Oleh: Tsabit Azinar Ahmad
Pegiat Taman Baca Masyarakat Ngudi Kawruh, alumnus PPs Pendidikan Sejarah UNS
Memasuki abad XX, kolonialisme di Hindia Belanda memasuki masa kulminasi. Pemerintah kolonial telah berkembang dalam tahap yang lebih mapan. Alih-alih menjadi upaya untuk membalas budi pada pribumi, kebijakan politik etis justru makin menguatkan posisi pemerintah kolonial untuk terus melanjutkan kekuasaannya atas Hindia Belanda. Di satu sisi, perkembangan kontrakolonialisme juga mamasuki tahap baru, yakni dengan perubahan corak pergerakan rakyat. Perubahan corak ini ditandai dengan adanya upaya yang mulai tersistematisasi dalam berbagai lembaga pergerakan yang memiliki tujuan dan langkah-langkah strategis yang lebih jelas dibanding masa-masa sebelumnya.

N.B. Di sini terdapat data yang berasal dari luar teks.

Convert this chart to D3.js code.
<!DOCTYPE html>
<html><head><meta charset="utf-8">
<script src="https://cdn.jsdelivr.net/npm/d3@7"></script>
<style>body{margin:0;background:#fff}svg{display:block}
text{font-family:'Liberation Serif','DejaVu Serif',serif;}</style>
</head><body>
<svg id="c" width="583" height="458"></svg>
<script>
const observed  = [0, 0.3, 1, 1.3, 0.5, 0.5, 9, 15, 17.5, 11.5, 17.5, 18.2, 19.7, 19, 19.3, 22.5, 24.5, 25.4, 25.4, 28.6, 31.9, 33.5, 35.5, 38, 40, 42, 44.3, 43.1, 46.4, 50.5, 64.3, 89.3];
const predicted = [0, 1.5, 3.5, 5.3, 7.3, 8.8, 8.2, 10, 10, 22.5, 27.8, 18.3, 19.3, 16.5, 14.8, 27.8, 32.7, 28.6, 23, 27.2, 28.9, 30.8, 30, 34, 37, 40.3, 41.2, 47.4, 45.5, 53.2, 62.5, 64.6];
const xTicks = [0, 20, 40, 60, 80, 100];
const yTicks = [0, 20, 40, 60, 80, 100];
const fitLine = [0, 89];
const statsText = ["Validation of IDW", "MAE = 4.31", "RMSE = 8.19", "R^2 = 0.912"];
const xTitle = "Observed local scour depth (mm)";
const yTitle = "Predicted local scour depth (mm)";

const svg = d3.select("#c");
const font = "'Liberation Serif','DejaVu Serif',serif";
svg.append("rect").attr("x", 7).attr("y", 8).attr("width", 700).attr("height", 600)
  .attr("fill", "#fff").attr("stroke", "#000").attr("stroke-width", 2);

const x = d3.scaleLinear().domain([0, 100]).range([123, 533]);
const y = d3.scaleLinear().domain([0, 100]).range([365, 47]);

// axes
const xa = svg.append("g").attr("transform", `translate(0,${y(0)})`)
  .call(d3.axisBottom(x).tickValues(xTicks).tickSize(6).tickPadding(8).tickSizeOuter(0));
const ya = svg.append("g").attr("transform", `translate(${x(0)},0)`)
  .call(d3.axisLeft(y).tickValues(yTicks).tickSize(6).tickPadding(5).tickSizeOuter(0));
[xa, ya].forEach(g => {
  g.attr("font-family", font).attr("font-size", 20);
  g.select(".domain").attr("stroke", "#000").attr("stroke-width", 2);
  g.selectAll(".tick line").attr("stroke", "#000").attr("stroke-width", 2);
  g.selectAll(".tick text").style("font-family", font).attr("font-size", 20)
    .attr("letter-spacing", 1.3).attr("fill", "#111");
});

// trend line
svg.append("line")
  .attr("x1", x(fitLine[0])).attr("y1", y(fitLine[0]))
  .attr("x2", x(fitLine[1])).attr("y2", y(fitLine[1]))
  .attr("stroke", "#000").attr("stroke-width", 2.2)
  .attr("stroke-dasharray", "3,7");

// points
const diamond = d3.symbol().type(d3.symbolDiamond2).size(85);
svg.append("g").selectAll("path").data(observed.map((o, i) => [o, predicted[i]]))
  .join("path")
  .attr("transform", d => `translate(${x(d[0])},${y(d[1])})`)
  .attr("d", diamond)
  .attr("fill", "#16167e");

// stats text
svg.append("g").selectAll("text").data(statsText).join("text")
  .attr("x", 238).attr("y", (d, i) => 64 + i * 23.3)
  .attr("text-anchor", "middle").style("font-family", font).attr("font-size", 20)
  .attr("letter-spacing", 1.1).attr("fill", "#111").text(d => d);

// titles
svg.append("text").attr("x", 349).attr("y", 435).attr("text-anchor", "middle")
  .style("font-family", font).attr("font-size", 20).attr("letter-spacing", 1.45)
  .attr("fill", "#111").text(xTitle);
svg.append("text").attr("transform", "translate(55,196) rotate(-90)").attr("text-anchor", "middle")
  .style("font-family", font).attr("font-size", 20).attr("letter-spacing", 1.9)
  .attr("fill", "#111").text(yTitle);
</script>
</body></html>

Munculnya gerakan-gerakan yang lebih terstruktur dan terorganisasi menjadi sebuah model pergerakan baru yang sangat berpengaruh terhadap dinamika sejarah pada paruh pertama abad XX. Berbagai organisasi dengan beragam latar belakang muncul. Tidak terkecuali organisasi yang membawa predikat Islam.

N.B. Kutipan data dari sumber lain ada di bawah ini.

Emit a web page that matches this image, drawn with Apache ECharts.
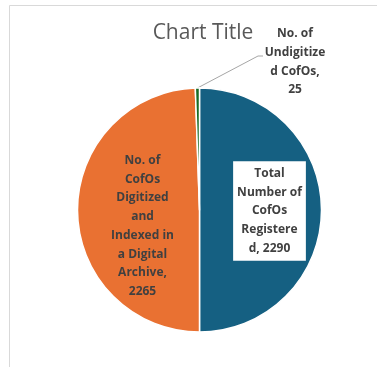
<!DOCTYPE html>
<html>
<head>
<meta charset="utf-8">
<script src="https://cdn.jsdelivr.net/npm/echarts@6/dist/echarts.min.js"></script>
<style>
html,body{margin:0;padding:0;background:#fff;}
#chart{width:377px;height:367px;}
</style>
</head>
<body>
<div id="chart"></div>
<script>
var categories = [
  "Total Number of CofOs Registered",
  "No. of CofOs Digitized and Indexed in a Digital Archive",
  "No. of Undigitized CofOs"
];
var values = [2290, 2265, 25];
var wrappedNames = [
  "Total\nNumber of\nCofOs\nRegistere\nd",
  "No. of\nCofOs\nDigitized\nand\nIndexed in\na Digital\nArchive,",
  "No. of\nUndigitize\nd CofOs,"
];
var colors = ["#156082", "#E97132", "#196B24"];
var titleText = "Chart Title";

var chart = echarts.init(document.getElementById('chart'), null, {renderer: 'canvas'});
var FONT = "'Open Sans', sans-serif";

var data = categories.map(function (c, i) {
  var item = {name: c, value: values[i], itemStyle: {color: colors[i]}};
  if (i === 0) {
    item.label = {
      position: 'inside',
      backgroundColor: '#ffffff',
      padding: [5, 4, 1, 4]
    };
  } else if (i === 1) {
    item.label = {position: 'inside'};
  } else {
    item.label = {position: 'outside'};
    item.labelLine = {show: true, lineStyle: {color: '#A6A6A6', width: 1}};
  }
  return item;
});

chart.setOption({
  animation: false,
  backgroundColor: '#ffffff',
  title: {
    text: titleText,
    left: 198,
    textAlign: 'center',
    top: 18,
    textStyle: {fontFamily: FONT, fontSize: 21, fontWeight: 'normal', color: '#595959'}
  },
  graphic: [{
    type: 'rect',
    shape: {x: 9.5, y: 5.5, width: 400, height: 400},
    style: {fill: 'none', stroke: '#D9D9D9', lineWidth: 1},
    silent: true,
    z: -1
  }],
  series: [{
    type: 'pie',
    center: [199.5, 210],
    radius: [0, 122],
    startAngle: 90,
    clockwise: true,
    avoidLabelOverlap: false,
    itemStyle: {borderColor: '#ffffff', borderWidth: 1.5},
    label: {
      show: true,
      fontFamily: FONT,
      fontSize: 12,
      fontWeight: 'bold',
      color: '#404040',
      lineHeight: 18.7,
      align: 'center',
      formatter: function (p) {
        var sep = p.dataIndex === 0 ? ', ' : '\n';
        return wrappedNames[p.dataIndex] + sep + p.value;
      }
    },
    labelLine: {show: false},
    labelLayout: function (p) {
      if (p.dataIndex === 0) {
        return {dx: 6, dy: 1};
      } else if (p.dataIndex === 1) {
        return {dx: 7, dy: 15};
      } else {
        var a = p.labelLinePoints ? p.labelLinePoints[0] : [197, 88];
        return {
          x: 295, y: 62, align: 'center', verticalAlign: 'middle',
          labelLinePoints: [a, [258, 56], [263, 56]]
        };
      }
    },
    data: data
  }]
});
</script>
</body>
</html>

Salah satu organisasi berpredikat Islam yang berkembang dan dengan cepat menarik perhatian rakyat adalah Sarekat Islam (SI). Sarekat Islam bermula dari Sarekat Dagang Islam yang didirikan pada tahun 1911 oleh H. Samanhudi di Solo yang merupakan cabang dari SDI bentukan R.M. Tirto Adisuryo di Batavia. SDI memiliki semboyan “kebebasan ekonomi, rakyat tujuannya, Islam jiwanya”.